Samsung has suffered another setback after the company was forced to drop a key feature of its new smartphone days before its release.
The highly anticipated Samsung Galaxy S8 will not feature its voice control assistant named Bixby as promised, pre-release handsets have revealed.
The cancellation has been described as a “marketing nightmare”, as the tech giant continues to recover from its disastrous Galaxy Note 7 saga.
“The omission or refinement of voice activation technologies is potentially a marketing nightmare,” University of Technology Sydney technology adviser Rob Livingstone told The New Daily.
“Voice activation is a key to effective user interface with consumer technologies and is a big deal for consumers.
“A plight like this isn’t going to help make Samsung more relevant.”
Samsung’s answer to Apple’s 10th anniversary iPhone – which has also been dealt a major blow with a delay to its launch – shaped a strong return for the South Korean company, with record pre-sale figures in Australia and overseas.
The flagship phone received more than one million pre-orders globally in the opening two weeks, with Samsung confirming it received more than 50,000 new pre-orders per day since then.
Samsung’s comeback seemed assured, with the company setting an ambitious target of “one million Galaxy 8 pre-orders in South Korea alone”, while pre-sales in the United States saw “double-digit growth”, Samsung’s mobile sales team chief Kim Jin-hae said in a press conference earlier this month.
Bixby revealed: Meet the man behind Bixby, Injong Rhee, EVP and Head of R&D, Software and Services. pic.twitter.com/pHcAOX4zcY
— Samsung SmartLife (@SamsungSLife) April 17, 2017
But the world’s largest smartphone maker was forced to drop its new key feature, in favour of rival product Google Assistant to fill the void.
Mr Livingstone said while Google’s version was still more fluent than its rival’s Siri, not having original voice activation technology is a bad look, especially after Samsung’s promotion of the key feature.
However, he said an early release could have been more damaging.
“Like with any new technology there is an incubation phase where prototypes are pushed out for people to test,” Mr Livingstone said.

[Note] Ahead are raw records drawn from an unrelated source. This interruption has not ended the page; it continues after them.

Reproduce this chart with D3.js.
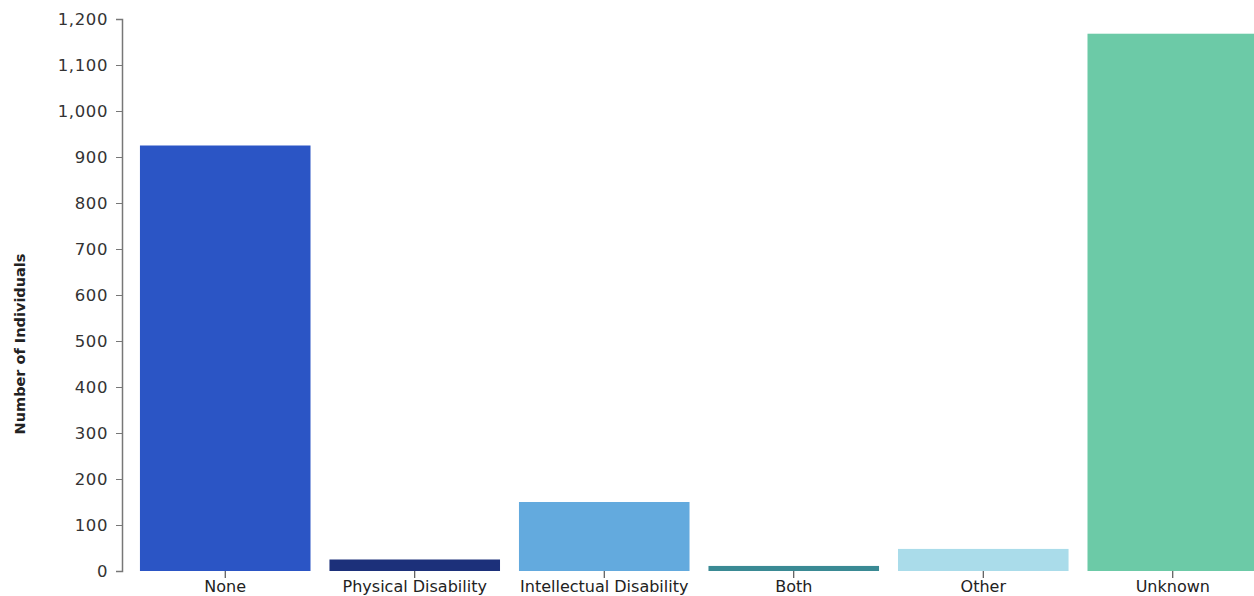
<!DOCTYPE html>
<html>
<head>
<meta charset="utf-8">
<script src="https://cdn.jsdelivr.net/npm/d3@7"></script>
<style>
  html, body { margin: 0; padding: 0; background: #fff; overflow: hidden; }
  svg { display: block; font-family: "DejaVu Sans", "Noto Sans", sans-serif; }
</style>
</head>
<body>
<svg id="chart" width="1254" height="596"></svg>
<script>
const categories = ["None", "Physical Disability", "Intellectual Disability", "Both", "Other", "Unknown"];
const values = [925, 25, 150, 11, 48, 1168];
const colors = ["#2b55c5", "#1c307a", "#63aade", "#3a8a94", "#aadcea", "#6ccaa7"];
const yTicks = [0, 100, 200, 300, 400, 500, 600, 700, 800, 900, 1000, 1100, 1200];
const yLabel = "Number of Individuals";

const data = categories.map((c, i) => ({ category: c, value: values[i], color: colors[i] }));

const svg = d3.select("#chart");
const margin = { left: 122 };
const x = d3.scaleBand().domain(categories).range([121, 1277]).paddingInner(0.1).paddingOuter(0.1);
const y = d3.scaleLinear().domain([0, 1200]).range([571, 19]);

svg.selectAll("rect.bar").data(data).join("rect")
  .attr("class", "bar")
  .attr("x", d => x(d.category))
  .attr("y", d => y(d.value))
  .attr("width", x.bandwidth())
  .attr("height", d => y(0) - y(d.value))
  .attr("fill", d => d.color);

const yAxis = svg.append("g")
  .attr("transform", `translate(${margin.left},0)`)
  .call(d3.axisLeft(y).tickValues(yTicks).tickFormat(d3.format(",")).tickSize(6).tickPadding(8));
yAxis.select(".domain").attr("stroke", "#777").attr("stroke-width", 1.5);
yAxis.selectAll(".tick line").attr("stroke", "#777");
yAxis.selectAll(".tick text").attr("fill", "#333")
  .style("font-family", "'DejaVu Sans', sans-serif")
  .style("font-size", "16.5px").style("letter-spacing", "0.6px");

const xAxis = svg.append("g")
  .attr("transform", `translate(0,${y(0)})`)
  .call(d3.axisBottom(x).tickSize(7).tickPadding(3));
xAxis.select(".domain").remove();
xAxis.selectAll(".tick line").attr("stroke", "#333");
xAxis.selectAll(".tick text").attr("fill", "#222")
  .style("font-family", "'DejaVu Sans', sans-serif")
  .style("font-size", "16px");

svg.append("text")
  .attr("transform", `translate(25,344) rotate(-90)`)
  .attr("text-anchor", "middle")
  .attr("fill", "#222")
  .style("font-family", "'DejaVu Sans', sans-serif")
  .style("font-size", "14.5px")
  .style("font-weight", "bold")
  .text(yLabel);
</script>
</body>
</html>
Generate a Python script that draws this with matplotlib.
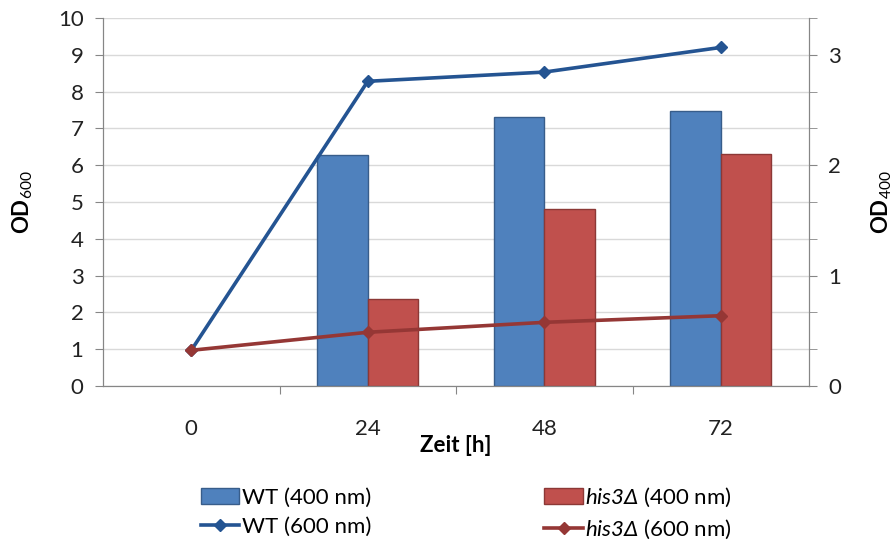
import matplotlib
matplotlib.use("Agg")
import matplotlib.pyplot as plt
from matplotlib.ticker import FixedLocator, NullFormatter
import numpy as np

plt.rcParams['font.family'] = ['Lato', 'DejaVu Sans']
plt.rcParams['mathtext.fontset'] = 'custom'
plt.rcParams['mathtext.rm'] = 'Lato'
plt.rcParams['mathtext.it'] = 'Lato:italic'
plt.rcParams['mathtext.bf'] = 'Lato:bold'
plt.rcParams['mathtext.sf'] = 'Lato:italic'  # used for the italic strain name

# data (no 400 nm reading at 0 h)
times = ['0', '24', '48', '72']
wt_400 = [np.nan, 2.09, 2.44, 2.49]
his_400 = [np.nan, 0.79, 1.60, 2.10]
wt_600 = [0.97, 8.28, 8.53, 9.20]
his_600 = [0.97, 1.46, 1.73, 1.91]

fs = 16
fig = plt.figure(figsize=(8.96, 5.42), dpi=100)
ax = fig.add_axes([103 / 896, 156 / 542, 706 / 896, 368 / 542])  # bars, OD400 (right)
ax2 = ax.twinx()  # lines, OD600 (left)

x = np.arange(len(times))
w = 1 / 3.5
grey = '#868686'
his = r'$\mathsf{his3Δ}$'

ax.bar(x - w / 2, wt_400, w, color='#4F81BD', edgecolor='#385D8A', linewidth=1, label='WT (400 nm)')
ax.bar(x + w / 2, his_400, w, color='#C0504D', edgecolor='#8C3836', linewidth=1,
       label=his + ' (400 nm)')
l1, = ax2.plot(x, wt_600, color='#245492', lw=2.6, marker='D', ms=6, label='WT (600 nm)')
l2, = ax2.plot(x, his_600, color='#953735', lw=2.6, marker='D', ms=6,
               label=his + ' (600 nm)')

# bar axis on the right
ax.set_ylim(0, 10 / 3)
ax.yaxis.tick_right()
ax.yaxis.set_label_position('right')
ax.set_yticks([0, 1, 2, 3])
ax.yaxis.set_minor_locator(FixedLocator([i / 3 for i in range(11)]))
ax.yaxis.set_minor_formatter(NullFormatter())
ax.tick_params(axis='y', which='both', direction='out', length=6, color=grey, labelsize=fs, labelcolor='#222222', pad=8)
ax.grid(axis='y', which='both', color='#D9D9D9', lw=1)
ax.set_axisbelow(True)
ax.set_ylabel('OD$_{400}$', fontsize=fs, fontweight='bold')
ax.yaxis.set_label_coords(1.086, 0.5)

# line axis on the left
ax2.set_ylim(0, 10)
ax2.yaxis.tick_left()
ax2.yaxis.set_label_position('left')
ax2.set_yticks(range(0, 11))
ax2.tick_params(axis='y', direction='out', length=6, color=grey, labelsize=fs, labelcolor='#222222', pad=8)
ax2.set_ylabel('OD$_{600}$', fontsize=fs, fontweight='bold')
ax2.yaxis.set_label_coords(-0.097, 0.5)

# x axis: ticks between categories, labels at centres
ax.set_xlim(-0.5, 3.5)
ax.set_xticks([0.5, 1.5, 2.5])
ax.set_xticklabels([])
ax.set_xticks(x, minor=True)
ax.set_xticklabels(times, minor=True)
ax.tick_params(axis='x', which='major', direction='out', length=6, color=grey)
ax.tick_params(axis='x', which='minor', length=0, labelsize=fs, pad=24, labelcolor='#222222')
ax.set_xlabel('Zeit [h]', fontsize=fs, fontweight='bold', labelpad=-3)

for a in (ax, ax2):
    a.spines['top'].set_visible(False)
    for s in ('left', 'right', 'bottom'):
        a.spines[s].set_color(grey)

handles = [ax.containers[0], l1, ax.containers[1], l2]
labels = [h.get_label() for h in handles]
fig.legend(handles, labels, ncol=2, loc='upper left', bbox_to_anchor=(185 / 896, 1 - 470 / 542),
           frameon=False, fontsize=fs, handlelength=1.75, handleheight=0.75, handletextpad=0.1,
           columnspacing=7.8, labelspacing=0.4, borderpad=0.2)

fig.savefig('out.png', dpi=100)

“It’s very similar to Siri, but the issue with any of the voice activation technologies is it is a proximation for input, and both can be frustrating to use.
“There is an aggressive ongoing refinement and expectation for these technologies to become increasingly accurate and more relevant.”
The artificial intelligence service was promised by Samsung to be “fundamentally different from other voice agents” and would offer “a deeper experience”.
Samsung’s Note 7 nightmare
Samsung halted sales of its troublesome Note 7 device in seven of its 10 markets after the fire-prone phone went through a worldwide recall in September.
Nearly three million Note 7 phones were recalled, after it found two separate faults with the lithium ion battery were responsible for the combustion of its phones.
Samsung Mobile chief DJ Koh “deeply apologised” for the incidents, which have damaged the company’s reputation.
He said the company was providing the results of its investigation as a “first step to regain your trust”.
The company built a standalone testing lab and gathered more than 700 researchers and engineers to test 200,000 devices and 30,000 batteries to find the source of the fault.
The Samsung Galaxy S8 smartphone goes on sale in Australia on April 28.